Characterization of ambient seismic noise near a deep geothermal reservoir and implications for interferometric methods: a case study in northern Alsace, France

Abstract

Ambient noise correlation techniques are of growing interest for imaging and monitoring deep geothermal reservoirs. They are simple to implement and can be performed continuously to follow the evolution of the reservoir at low cost. However, these methods rely on assumptions of spatial and temporal uniformity of seismic noise sources. Violating them can result in misinterpretation of seismic velocities owing to preferential noise propagation directions. Using several years of seismic data recorded around the two geothermal sites of Soultz-sous-forets and Rittershoffen in northern Alsace, France, we propose a detailed characterization of the spatial and temporal properties of the high frequency seismic noise (0.2 to 5Hz). We consider two fundamental properties of the cross correlation functions (CCFs) of ambient noise.
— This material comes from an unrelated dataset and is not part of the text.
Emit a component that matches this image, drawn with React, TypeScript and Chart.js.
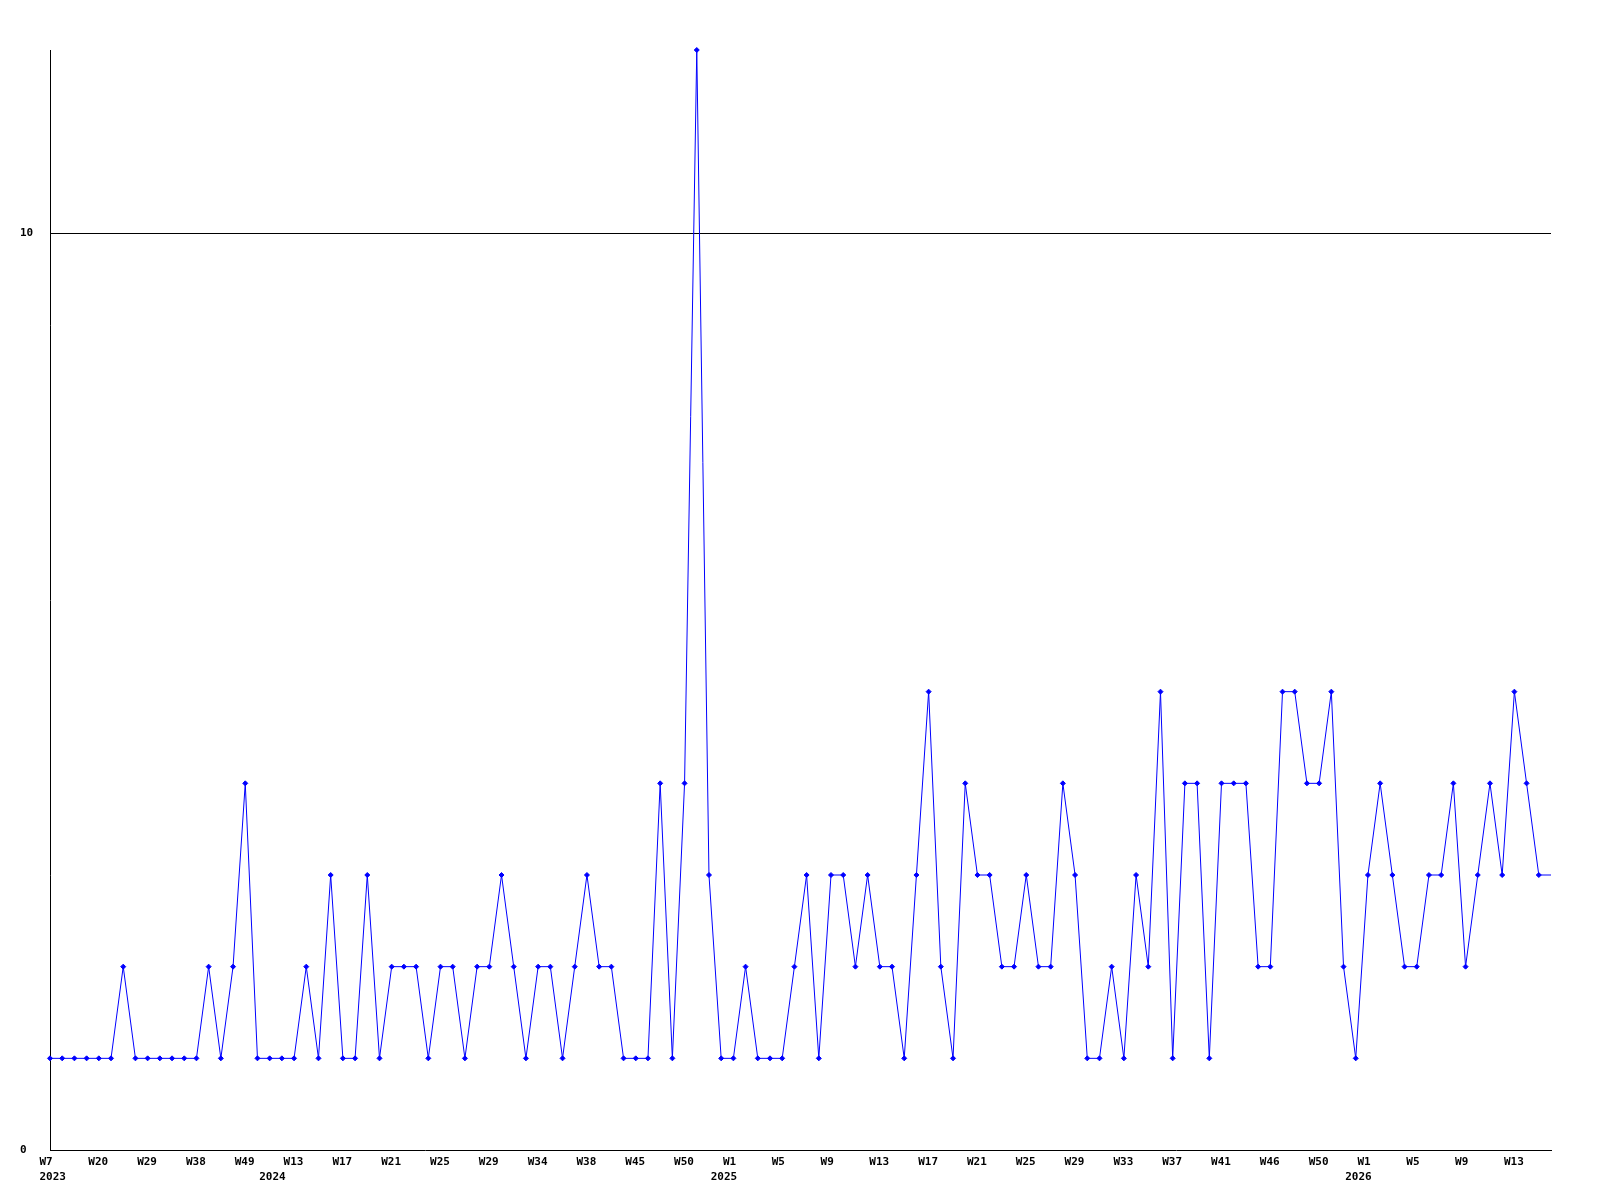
import { useEffect, useRef } from 'react';
import { Chart, registerables } from 'chart.js';

Chart.register(...registerables);

// ISO-style week numbers of the sampled points, by year
const weeks2023 = [7, 9, 13, 17, 20, 22, 25, 27, 29, 31, 33, 36, 38, 41, 43, 46, 49, 51];
const weeks2024 = [2, 8, 13, 14, 15, 16, 17, 18, 19, 20, 21, 22, 23, 24, 25, 26, 27, 28, 29, 30, 31, 33, 34, 35, 36, 37, 38, 40, 42, 43, 45, 47, 48, 49, 50, 51, 52, 53];
const weeks2025 = [1, 2, 3, 4, 5, 6, 7, 8, 9, 10, 11, 12, 13, 14, 15, 16, 17, 18, 19, 20, 21, 22, 23, 24, 25, 26, 27, 28, 29, 30, 31, 32, 33, 34, 35, 36, 37, 38, 39, 40, 41, 42, 43, 44, 46, 47, 48, 49, 50, 51, 52, 53];
const weeks2026 = [1, 2, 3, 4, 5, 6, 7, 8, 9, 10, 11, 12, 13, 14, 15, 16];

const categories: string[] = [
  ...weeks2023.map((w) => `2023-W${w}`),
  ...weeks2024.map((w) => `2024-W${w}`),
  ...weeks2025.map((w) => `2025-W${w}`),
  ...weeks2026.map((w) => `2026-W${w}`),
];

const values = [
  1, 1, 1, 1, 1, 1, 2, 1, 1, 1, 1, 1, 1, 2, 1, 2, 4, 1, 1, 1, 1, 2, 1, 3, 1, 1, 3, 1, 2,
  2, 2, 1, 2, 2, 1, 2, 2, 3, 2, 1, 2, 2, 1, 2, 3, 2, 2, 1, 1, 1, 4, 1, 4, 12, 3, 1, 1, 2, 1, 1, 1, 2,
  3, 1, 3, 3, 2, 3, 2, 2, 1, 3, 5, 2, 1, 4, 3, 3, 2, 2, 3, 2, 2, 4, 3, 1, 1, 2, 1, 3, 2, 5, 1, 4, 4,
  1, 4, 4, 4, 2, 2, 5, 5, 4, 4, 5, 2, 1, 3, 4, 3, 2, 2, 3, 3, 4, 2, 3, 4, 3, 5, 4, 3, 3,
];

const yearStartIndex = [0, 18, 55, 107];
const yearLabels = ['2023', '2024', '2025', '2026'];
const weekLabelEvery = 4;
const yTicks = [0, 10];

const FONT = { family: 'DejaVu Sans Mono', size: 11, weight: 'bold' as const, lineHeight: 15 / 11 };

export default function App() {
  const ref = useRef<HTMLCanvasElement | null>(null);

  useEffect(() => {
    if (!ref.current) return;
    const chart = new Chart(ref.current, {
      type: 'line',
      data: {
        labels: categories,
        datasets: [
          {
            data: values,
            borderColor: '#0000ff',
            backgroundColor: '#0000ff',
            borderWidth: 1,
            tension: 0,
            fill: false,
            clip: false as any,
            pointStyle: 'rectRot',
            pointRadius: (ctx: any) => (ctx.dataIndex === values.length - 1 ? 0 : 2.5),
            pointBackgroundColor: '#0000ff',
            pointBorderColor: '#0000ff',
            pointBorderWidth: 1,
          },
        ],
      },
      options: {
        animation: false,
        responsive: false,
        maintainAspectRatio: false,
        layout: { padding: { left: 20, top: 50, right: 49, bottom: 0 } },
        plugins: { legend: { display: false }, tooltip: { enabled: false } },
        scales: {
          x: {
            type: 'category',
            offset: false,
            grid: { display: false, drawTicks: false },
            border: { display: true, color: '#000000', width: 1 },
            ticks: {
              autoSkip: false,
              maxRotation: 0,
              minRotation: 0,
              align: 'start',
              labelOffset: -10.5,
              padding: 5,
              color: '#000000',
              font: FONT,
              callback: (_v: any, index: number) => {
                const cat = categories[index] || '';
                const week = index % weekLabelEvery === 0 ? 'W' + cat.split('-W')[1] : '';
                const yi = yearStartIndex.indexOf(index);
                return yi >= 0 ? [week, yearLabels[yi]] : week;
              },
            },
            afterFit: (s: any) => {
              s.height = 50;
            },
          },
          y: {
            min: 0,
            max: 12,
            afterBuildTicks: (s: any) => {
              s.ticks = yTicks.map((v) => ({ value: v }));
            },
            grid: {
              drawTicks: false,
              lineWidth: 1,
              color: (ctx: any) => (ctx.tick && ctx.tick.value === 10 ? '#000000' : 'rgba(0,0,0,0)'),
            },
            border: { display: true, color: '#000000', width: 1 },
            ticks: { crossAlign: 'far', padding: 0, color: '#000000', font: FONT },
            afterFit: (s: any) => {
              s.width = 30;
            },
          },
        },
      },
    } as any);
    return () => chart.destroy();
  }, []);

  return (
    <div style={{ position: 'fixed', left: 0, top: 0, width: 1600, height: 1200, background: '#fff' }}>
      <canvas ref={ref} width={1600} height={1200} style={{ display: 'block', width: 1600, height: 1200 }} />
    </div>
  );
}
Firstly, the reliability of the Green's function reconstruction, an important indicator for tomographic studies. Secondly, the temporal repeatability of the CCFs between 0.2 and 0.5 seconds. At periods below 1s, we observe a sharp decrease in signal to noise ratio resulting from the non uniform distribution of anthropogenic sources. At periods above 1s, we show that the high directivity of the northern Atlantic microseismic peak biases the CCFs' phase significantly. We show that nocturnal noise is the most suited for temporal analysis of the CCFs. Using nocturnal noise, we should be able to monitor temporal variations induced by the geothermal activities inside the reservoir.